__Exercise instructions__. Using the listing below, please gather every line containing the word "this".

__Input data__.
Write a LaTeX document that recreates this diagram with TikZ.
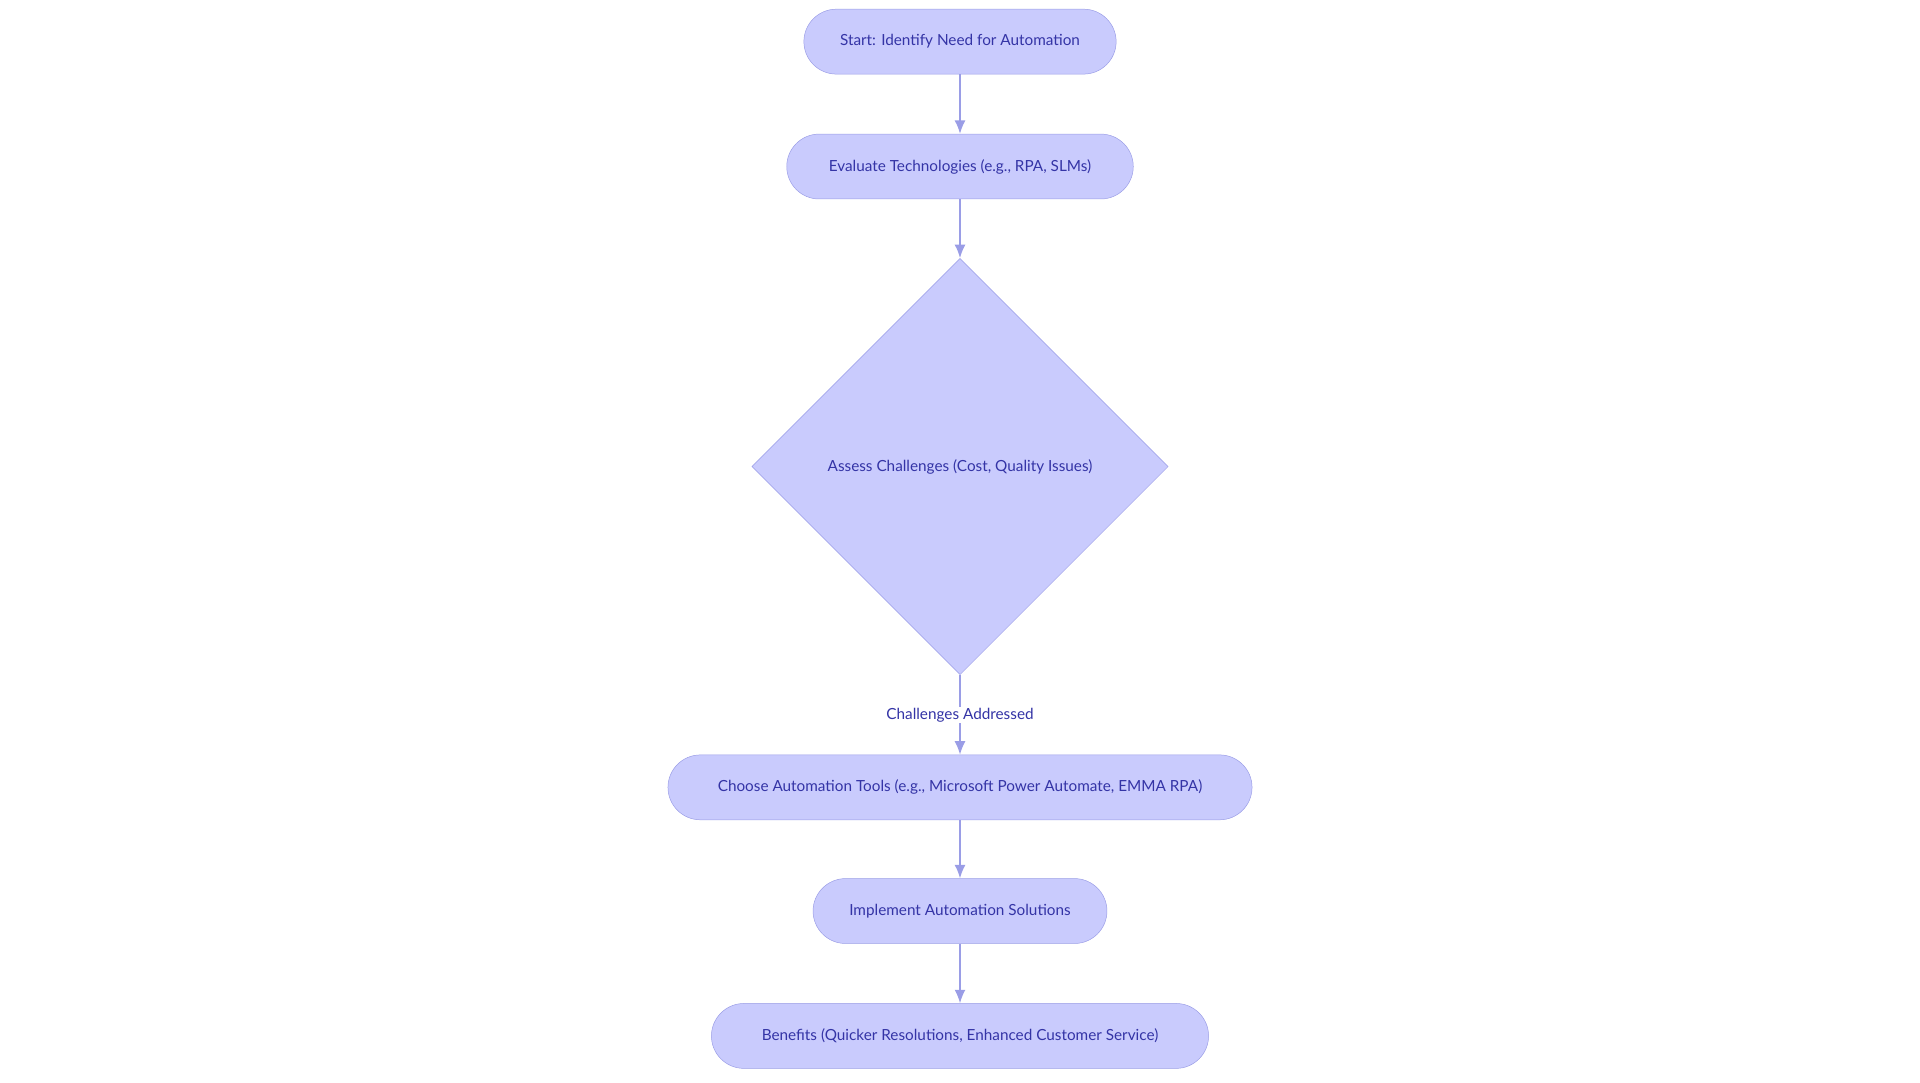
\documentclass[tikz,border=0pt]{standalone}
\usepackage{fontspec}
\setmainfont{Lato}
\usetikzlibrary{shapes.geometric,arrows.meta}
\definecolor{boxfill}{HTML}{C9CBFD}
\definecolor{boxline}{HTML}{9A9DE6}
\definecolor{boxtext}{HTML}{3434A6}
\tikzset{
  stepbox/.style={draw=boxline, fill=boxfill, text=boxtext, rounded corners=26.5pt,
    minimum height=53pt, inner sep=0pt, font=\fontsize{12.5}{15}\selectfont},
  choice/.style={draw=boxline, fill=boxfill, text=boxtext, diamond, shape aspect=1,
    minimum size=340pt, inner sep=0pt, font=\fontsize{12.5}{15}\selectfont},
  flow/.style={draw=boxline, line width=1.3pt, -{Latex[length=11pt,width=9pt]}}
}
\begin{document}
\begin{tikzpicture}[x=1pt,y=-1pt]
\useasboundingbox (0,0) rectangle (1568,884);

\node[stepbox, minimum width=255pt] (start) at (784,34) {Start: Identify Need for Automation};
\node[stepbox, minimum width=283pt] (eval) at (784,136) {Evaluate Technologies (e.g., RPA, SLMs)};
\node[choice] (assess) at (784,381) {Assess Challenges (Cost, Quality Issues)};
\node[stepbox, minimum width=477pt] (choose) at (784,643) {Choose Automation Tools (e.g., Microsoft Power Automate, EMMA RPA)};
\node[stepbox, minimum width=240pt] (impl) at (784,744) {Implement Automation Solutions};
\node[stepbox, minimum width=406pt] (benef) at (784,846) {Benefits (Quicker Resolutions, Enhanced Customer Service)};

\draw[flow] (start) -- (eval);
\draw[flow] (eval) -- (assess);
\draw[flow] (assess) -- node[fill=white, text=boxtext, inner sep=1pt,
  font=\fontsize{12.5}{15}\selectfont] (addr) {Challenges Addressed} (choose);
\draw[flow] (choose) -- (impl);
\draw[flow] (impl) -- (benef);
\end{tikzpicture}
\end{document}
...
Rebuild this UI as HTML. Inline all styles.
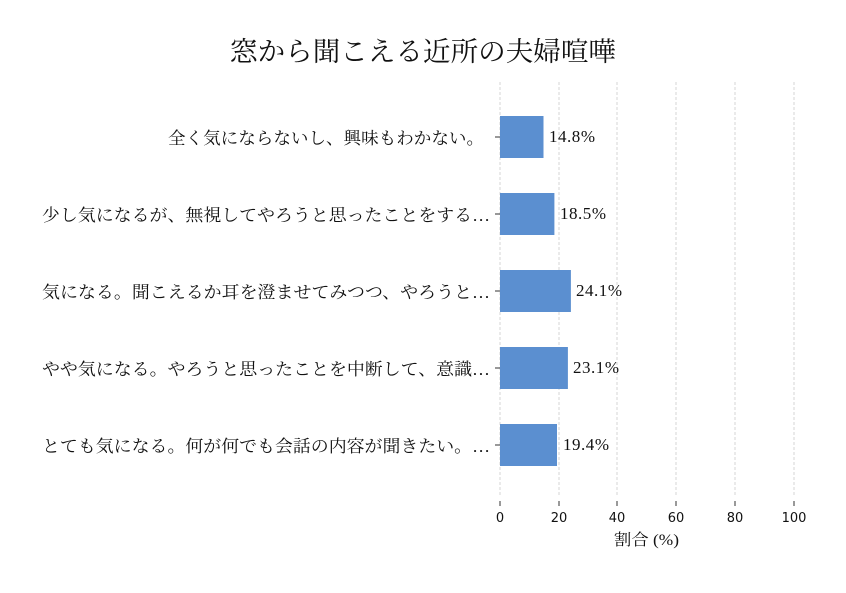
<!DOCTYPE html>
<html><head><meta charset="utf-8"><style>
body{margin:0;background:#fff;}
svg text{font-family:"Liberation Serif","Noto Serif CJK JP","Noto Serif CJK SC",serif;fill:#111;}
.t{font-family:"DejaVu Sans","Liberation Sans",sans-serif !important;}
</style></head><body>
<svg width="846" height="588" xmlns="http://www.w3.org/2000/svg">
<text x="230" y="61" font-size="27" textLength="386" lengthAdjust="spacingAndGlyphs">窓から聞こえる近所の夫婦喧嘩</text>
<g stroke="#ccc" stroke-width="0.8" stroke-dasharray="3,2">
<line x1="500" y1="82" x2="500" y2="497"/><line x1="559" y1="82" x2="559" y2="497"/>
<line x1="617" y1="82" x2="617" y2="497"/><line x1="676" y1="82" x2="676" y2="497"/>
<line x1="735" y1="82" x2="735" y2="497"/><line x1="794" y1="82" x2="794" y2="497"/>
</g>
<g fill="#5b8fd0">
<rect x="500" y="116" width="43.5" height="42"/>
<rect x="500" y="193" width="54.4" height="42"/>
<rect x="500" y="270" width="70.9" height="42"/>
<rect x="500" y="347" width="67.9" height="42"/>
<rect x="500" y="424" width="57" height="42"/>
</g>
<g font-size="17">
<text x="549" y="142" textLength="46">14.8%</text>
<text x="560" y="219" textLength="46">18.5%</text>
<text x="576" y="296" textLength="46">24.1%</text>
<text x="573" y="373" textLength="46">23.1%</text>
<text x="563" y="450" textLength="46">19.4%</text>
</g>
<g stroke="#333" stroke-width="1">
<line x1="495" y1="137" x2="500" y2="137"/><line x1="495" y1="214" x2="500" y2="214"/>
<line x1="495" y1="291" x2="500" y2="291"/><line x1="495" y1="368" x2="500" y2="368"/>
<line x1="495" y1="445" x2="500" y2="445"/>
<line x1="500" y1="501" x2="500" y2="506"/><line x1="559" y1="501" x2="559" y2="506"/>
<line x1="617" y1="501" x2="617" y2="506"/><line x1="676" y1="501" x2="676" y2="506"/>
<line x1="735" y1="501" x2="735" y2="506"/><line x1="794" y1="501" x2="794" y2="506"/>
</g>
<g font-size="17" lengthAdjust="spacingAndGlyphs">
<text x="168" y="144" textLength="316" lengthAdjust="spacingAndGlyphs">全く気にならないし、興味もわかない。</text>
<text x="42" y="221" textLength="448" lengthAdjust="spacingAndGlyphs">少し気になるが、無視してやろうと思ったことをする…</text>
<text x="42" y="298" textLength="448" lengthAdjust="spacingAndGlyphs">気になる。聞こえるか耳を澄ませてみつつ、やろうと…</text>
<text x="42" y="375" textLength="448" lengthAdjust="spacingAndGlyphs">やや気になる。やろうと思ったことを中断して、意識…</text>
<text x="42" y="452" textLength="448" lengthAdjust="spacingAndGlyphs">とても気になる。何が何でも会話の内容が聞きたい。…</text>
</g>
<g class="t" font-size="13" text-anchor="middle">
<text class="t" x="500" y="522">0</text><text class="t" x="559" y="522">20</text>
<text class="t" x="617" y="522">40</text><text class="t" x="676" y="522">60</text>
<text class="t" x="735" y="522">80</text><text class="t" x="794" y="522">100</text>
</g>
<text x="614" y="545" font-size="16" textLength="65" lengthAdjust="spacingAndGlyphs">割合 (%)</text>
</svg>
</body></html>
...
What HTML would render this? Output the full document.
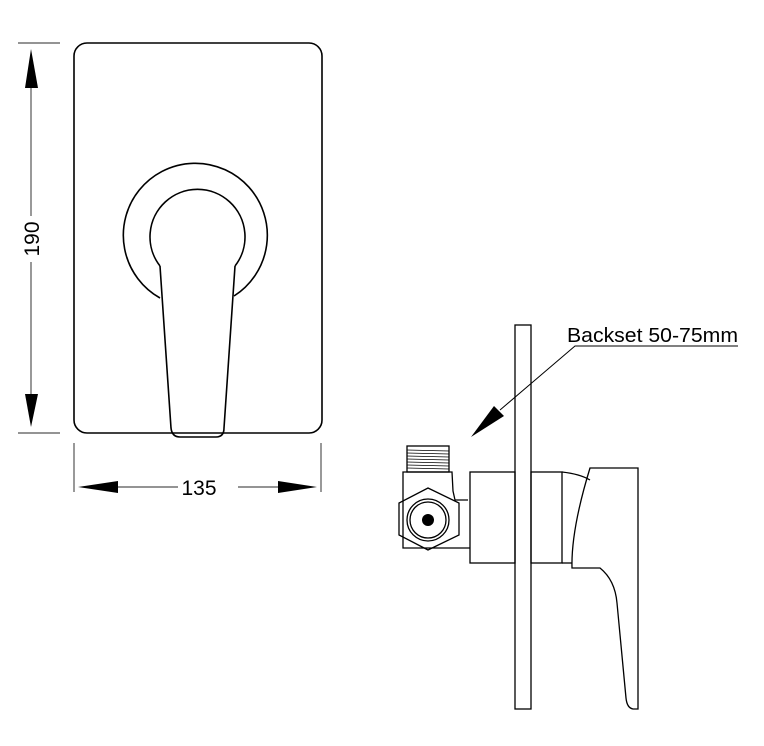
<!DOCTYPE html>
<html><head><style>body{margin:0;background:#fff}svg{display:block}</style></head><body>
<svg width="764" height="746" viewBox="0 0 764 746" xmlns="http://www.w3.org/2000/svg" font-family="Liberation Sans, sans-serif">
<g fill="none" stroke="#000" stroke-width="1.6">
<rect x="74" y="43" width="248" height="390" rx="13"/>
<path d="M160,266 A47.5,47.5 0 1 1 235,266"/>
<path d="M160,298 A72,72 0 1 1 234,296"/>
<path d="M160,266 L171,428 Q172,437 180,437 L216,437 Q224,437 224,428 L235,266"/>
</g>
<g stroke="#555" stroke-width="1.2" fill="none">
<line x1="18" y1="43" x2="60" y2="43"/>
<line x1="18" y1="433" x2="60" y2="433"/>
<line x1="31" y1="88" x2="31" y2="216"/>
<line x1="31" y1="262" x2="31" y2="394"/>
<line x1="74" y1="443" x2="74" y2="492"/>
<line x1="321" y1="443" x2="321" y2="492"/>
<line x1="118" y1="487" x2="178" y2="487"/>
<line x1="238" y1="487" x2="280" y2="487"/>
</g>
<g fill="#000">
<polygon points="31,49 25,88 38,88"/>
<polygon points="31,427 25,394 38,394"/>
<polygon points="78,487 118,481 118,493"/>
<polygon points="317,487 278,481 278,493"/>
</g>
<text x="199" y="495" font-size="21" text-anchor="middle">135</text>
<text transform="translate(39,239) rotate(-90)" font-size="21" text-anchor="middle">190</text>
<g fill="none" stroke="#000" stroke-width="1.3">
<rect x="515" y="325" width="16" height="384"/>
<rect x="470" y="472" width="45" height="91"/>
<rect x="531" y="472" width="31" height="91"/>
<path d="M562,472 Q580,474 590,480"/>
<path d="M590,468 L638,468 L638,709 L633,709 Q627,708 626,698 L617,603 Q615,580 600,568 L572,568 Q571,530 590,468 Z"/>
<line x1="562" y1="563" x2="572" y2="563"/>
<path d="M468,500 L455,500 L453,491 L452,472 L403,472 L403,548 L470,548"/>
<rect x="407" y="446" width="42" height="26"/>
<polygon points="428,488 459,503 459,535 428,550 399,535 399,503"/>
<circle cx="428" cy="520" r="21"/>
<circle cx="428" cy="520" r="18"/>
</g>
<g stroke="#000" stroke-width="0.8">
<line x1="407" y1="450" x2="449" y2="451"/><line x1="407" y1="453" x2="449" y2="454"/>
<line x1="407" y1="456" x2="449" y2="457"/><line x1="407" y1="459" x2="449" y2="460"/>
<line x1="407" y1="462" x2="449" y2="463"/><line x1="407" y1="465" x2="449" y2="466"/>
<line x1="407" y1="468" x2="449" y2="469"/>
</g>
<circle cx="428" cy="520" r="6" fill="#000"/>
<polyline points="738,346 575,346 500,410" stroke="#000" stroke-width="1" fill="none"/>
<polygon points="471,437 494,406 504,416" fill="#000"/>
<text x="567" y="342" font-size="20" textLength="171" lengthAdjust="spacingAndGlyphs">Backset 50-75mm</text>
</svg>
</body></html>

__Written answer__.
Write a LaTeX document that recreates this diagram with TikZ.
Rebuild this UI as HTML. Inline all styles.
What HTML would render this? Output the full document.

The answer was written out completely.